Students might have to start paying back their HECS/HELP loans while they're still at uni.

Hidden away, among thousands of numbers in the 2016 Budget, there's one sentence that will terrify uni students and graduates.

Here it is...

Is says: "to improve repayments from [low-income students who live in high-income households], it has been suggested that a household income test be introduced".

Buried on page 22 of its 'Driving Innovation, Fairness and Excellence' discussion paper is the one and only mention of this "household income test" in this year's Budget. It's kind of like they didn't want anyone to find it.

So, what's a household income test?

It's a measurement of how much money your family makes each year.

Family in this instance, means either your parents (if you live with them) or your de-facto.

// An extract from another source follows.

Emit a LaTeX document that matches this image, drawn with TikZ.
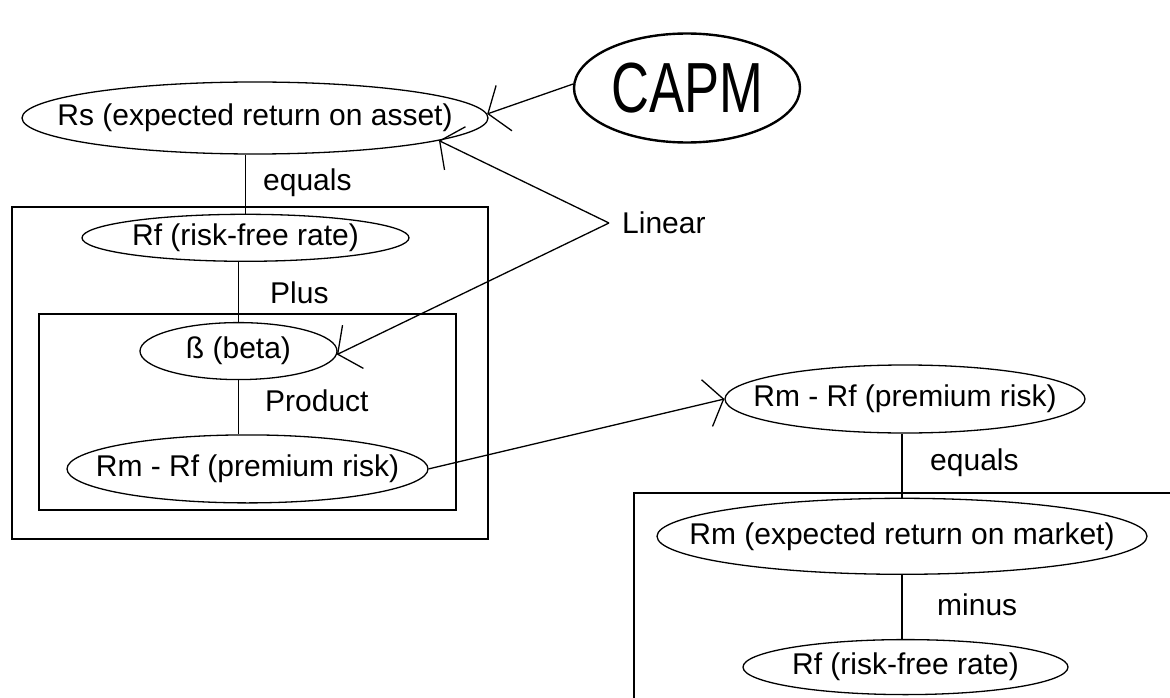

So your income + your family's income = total household income.

For a case study, let's look at how the proposed changes would affect "Malcolm".

Why does the government want to make changes to higher education contributions? Because it estimates unpaid student debts will hit more than $70 billion by 2018, so it wants to make grads start paying back what they owe sooner.

Life tip: Don't look at your HECS debt before bed

The government has also proposed lowering the repayments threshold to $50,000.

At this stage, both the household income test, and the lower threshold, are just government proposals.

Don't expect to get a clear higher education policy from the government anytime soon.

One thing we do know is that full fee deregulation, as proposed by the Abbott government in 2014, is off the table. The Coalition couldn't get that through parliament, twice.